We stopped at a roadside dugout, where their stood a bilingual map. These would quickly become habit. Stretching our legs, we breathed wildly fresh air. It was silent, crisp, and natural. There hadn’t been a car for a bit now, and to our east it seemed like we straddled a different era. Houses once painted in vibrant red or yellow paint, now stood like solitary, angular dissenters against an indifferent countryside. Maybe it was always this way. I started to realize where we were at this point, the isolation started to feel real. At this point, we hadn’t met anyone but the urban, worldly folk of Reykjavik. What would rural Icelanders think of us? What if the car had problems? Apparently, between 2001 and 2004 there were 121 fatal car crashes on Iceland’s unforgiving roads, and 8% were caused by tourists. These facts and questions started to weigh heavily, and somehow this vast landscape felt a bit more confining.

 After the first few hours, the roads started to get a bit more unforgiving. We were entering the Snaefellnes peninsula, and this ancient area started throwing dirt and gravel at our auto. Suddenly there was lava fields surrounding us, and the once flat land starting rising up around in a magnificent glacier. This was really starting to feel adventurous. We kept driving on, and it became apparent this road was at the mercy of terrain. There was green and moss looking growths, spiked with giant block rock, magnificent views that sometimes bent the road up high enough to give us a splendid peak around the coast.

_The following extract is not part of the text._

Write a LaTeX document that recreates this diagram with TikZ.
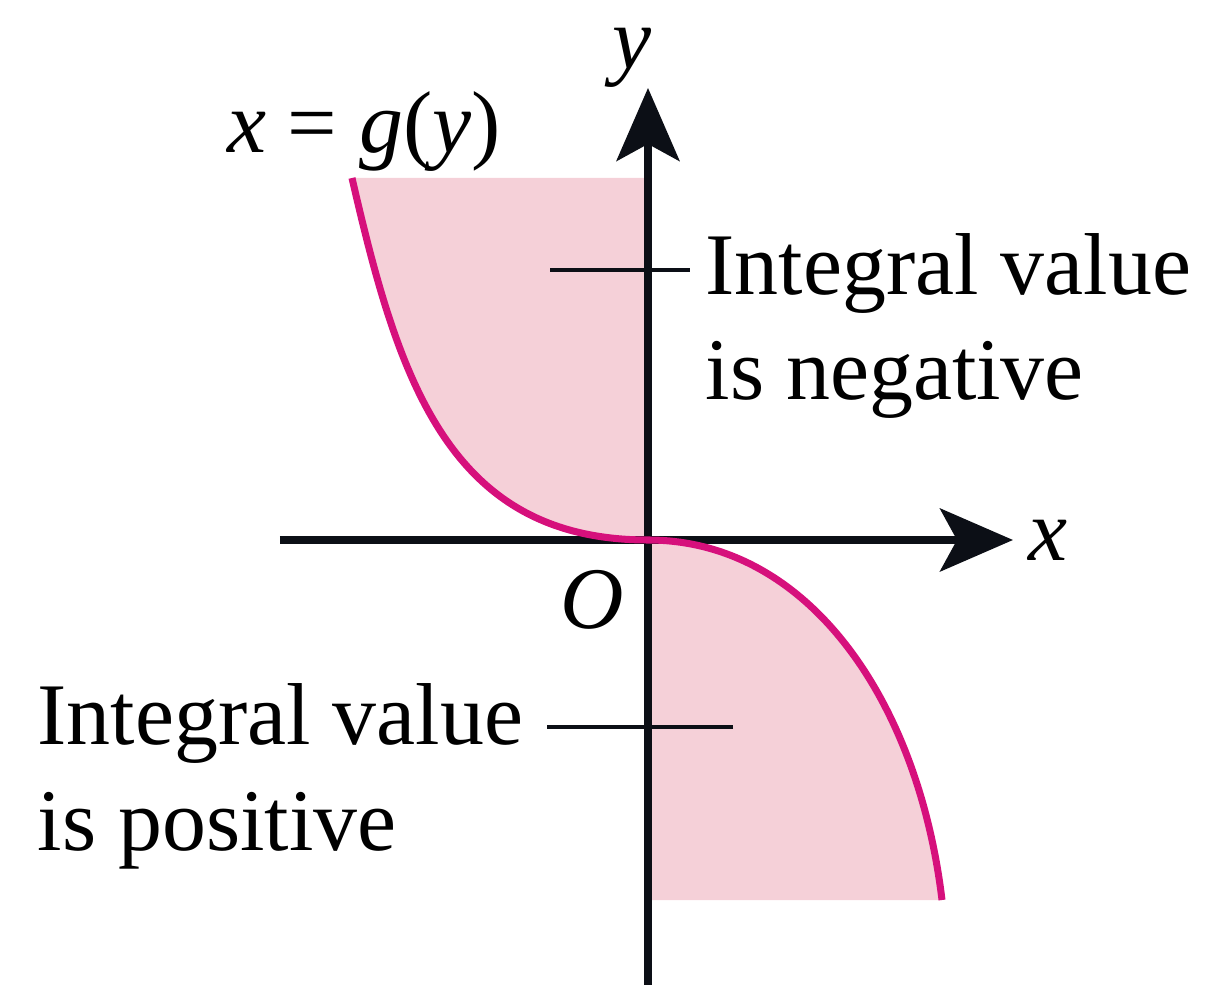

On the road, pretty miraculous. By about the third day, things became more settled in my mind, and I began to appreciate the isolation. The car sputtered and coughed up mountains, sometimes in the wrong gear, winding up around fjords and clinging for life against the mountain shoulders. At times we drove with music, a random collection that seemed to focus at times on the Police, but quickly lost interest. Something about it felt right. Sometimes, heavy metal that would slowly pull Marina's hands to her forehead in little circular temple rubs. It helped me though, through the occasionally longer jaunts when my body still kept time with Chicago. There were small towns, sometimes with gas, and amiable people who spoke English as if it were a worn out novelty. It was comforting.

We hiked for miles each day, sometimes to waterfalls that forced what seemed like the entire country's water supply fell over their backs, sometimes through volcanic rock or steaming desert, sometimes in the presence of mammoth ice formations, and once up a volcanic crater. It was that which stands out most in my mind. That alien black mountain, silently humbling its few ambitious visitors. I still feel it, hiking, as we slowly parted with oxygen on an upward bent that shrunk terrestrial people to the size of flies. That morning was misty, and a small hat of fog hovered just above the rim, as we stood for eternities starting at a land we may not see again.

There was much more, so much more, and in my mind, a palpable personal change. Time will tell if any of this holds up. For now, this page is starting to feel like words, words that are a bit to relatable.